## Stated problem
Transcribe every line exactly and omit anything that is a picture.

-=-=-=-=-

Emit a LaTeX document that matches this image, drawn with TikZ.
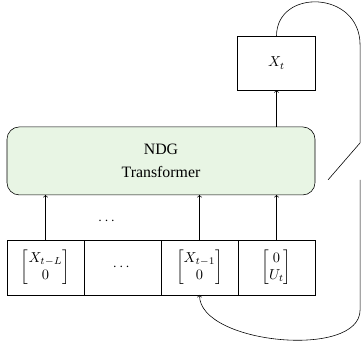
\documentclass[tikz,border=0pt]{standalone}
\usepackage{amsmath}
\usepackage{fontspec}
\setmainfont{Liberation Serif}
\usepackage[dvipsnames]{xcolor}
\usetikzlibrary{positioning,calc}

\definecolor{tfgreen}{RGB}{232,245,228}

\begin{document}
\begin{tikzpicture}[-,auto,node distance=1.1cm,
    cell/.style={draw,minimum width=1.88cm,minimum height=1.34cm,inner sep=0pt,outer sep=0pt},
    transformer/.style={draw,rounded corners=0.3cm,fill=tfgreen,align=center,font=\fontsize{11pt}{14pt}\selectfont,minimum width=7.52cm,minimum height=1.66cm,inner sep=0pt,outer sep=0pt},
    outbox/.style={draw,minimum width=1.9cm,minimum height=1.32cm,inner sep=0pt,outer sep=0pt}]

    % input window
    \node[cell] (c1) {$\begin{bmatrix} X_{t-L}\\ 0\end{bmatrix}$};
    \node[cell] (c2) [right=0pt of c1] {$\cdots$};
    \node[cell] (c3) [right=0pt of c2] {$\begin{bmatrix} X_{t-1}\\ 0\end{bmatrix}$};
    \node[cell] (c4) [right=0pt of c3] {$\begin{bmatrix} 0\\ U_t\end{bmatrix}$};

    \node[transformer] (tf) [above=1.1cm of c2.north east] {NDG\\[1.5pt]Transformer};
    \coordinate (t4) at (c4 |- tf.north);
    \node[outbox] (xt) [above=0.9cm of t4] {$X_t$};

    \path (c2.north) -- (c2.north |- tf.south) node[midway,yshift=-0.1cm] (gap) {$\cdots$};

    % feedback route
    \coordinate (r1) at ($(c4.east |- xt.north)+(1.1cm,-0.22cm)$);
    \coordinate (r2) at ($(tf.north -| r1)+(0,-0.39cm)$);
    \coordinate (r3) at ($(tf.south east)+(0.32cm,0.37cm)$);
    \coordinate (r4) at (r3 -| r1);
    \coordinate (r5) at ($(c4.south -| r1)+(0,-0.37cm)$);

    \useasboundingbox ($(c1.south west)+(-0.171cm,-1.294cm)$) rectangle ($(c4.east |- xt.north)+(1.147cm,0.879cm)$);

    \path[->]
        (c1) edge (c1 |- tf.south)
        (c3) edge (c3 |- tf.south)
        (c4) edge (c4 |- tf.south)
        (tf.north -| xt) edge (xt)
        ;

    \draw (xt.north) .. controls +(0,1.17cm) and +(0,1.34cm) .. (r1) -- (r2) -- (r3);
    \draw[->] (r4) -- (r5) to[out=-90,in=-90,looseness=0.78] (c3.south);
\end{tikzpicture}
\end{document}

-=-=-=-=-

## Response to the task
Emit a LaTeX document that matches this image, drawn with TikZ.
\documentclass[tikz,border=0pt]{standalone}
\usepackage{amsmath}
\usepackage{fontspec}
\setmainfont{Liberation Serif}
\usepackage[dvipsnames]{xcolor}
\usetikzlibrary{positioning,calc}

\definecolor{tfgreen}{RGB}{232,245,228}

\begin{document}
\begin{tikzpicture}[-,auto,node distance=1.1cm,
    cell/.style={draw,minimum width=1.88cm,minimum height=1.34cm,inner sep=0pt,outer sep=0pt},
    transformer/.style={draw,rounded corners=0.3cm,fill=tfgreen,align=center,font=\fontsize{11pt}{14pt}\selectfont,minimum width=7.52cm,minimum height=1.66cm,inner sep=0pt,outer sep=0pt},
    outbox/.style={draw,minimum width=1.9cm,minimum height=1.32cm,inner sep=0pt,outer sep=0pt}]

    % input window
    \node[cell] (c1) {$\begin{bmatrix} X_{t-L}\\ 0\end{bmatrix}$};
    \node[cell] (c2) [right=0pt of c1] {$\cdots$};
    \node[cell] (c3) [right=0pt of c2] {$\begin{bmatrix} X_{t-1}\\ 0\end{bmatrix}$};
    \node[cell] (c4) [right=0pt of c3] {$\begin{bmatrix} 0\\ U_t\end{bmatrix}$};

    \node[transformer] (tf) [above=1.1cm of c2.north east] {NDG\\[1.5pt]Transformer};
    \coordinate (t4) at (c4 |- tf.north);
    \node[outbox] (xt) [above=0.9cm of t4] {$X_t$};

    \path (c2.north) -- (c2.north |- tf.south) node[midway,yshift=-0.1cm] (gap) {$\cdots$};

    % feedback route
    \coordinate (r1) at ($(c4.east |- xt.north)+(1.1cm,-0.22cm)$);
    \coordinate (r2) at ($(tf.north -| r1)+(0,-0.39cm)$);
    \coordinate (r3) at ($(tf.south east)+(0.32cm,0.37cm)$);
    \coordinate (r4) at (r3 -| r1);
    \coordinate (r5) at ($(c4.south -| r1)+(0,-0.37cm)$);

    \useasboundingbox ($(c1.south west)+(-0.171cm,-1.294cm)$) rectangle ($(c4.east |- xt.north)+(1.147cm,0.879cm)$);

    \path[->]
        (c1) edge (c1 |- tf.south)
        (c3) edge (c3 |- tf.south)
        (c4) edge (c4 |- tf.south)
        (tf.north -| xt) edge (xt)
        ;

    \draw (xt.north) .. controls +(0,1.17cm) and +(0,1.34cm) .. (r1) -- (r2) -- (r3);
    \draw[->] (r4) -- (r5) to[out=-90,in=-90,looseness=0.78] (c3.south);
\end{tikzpicture}
\end{document}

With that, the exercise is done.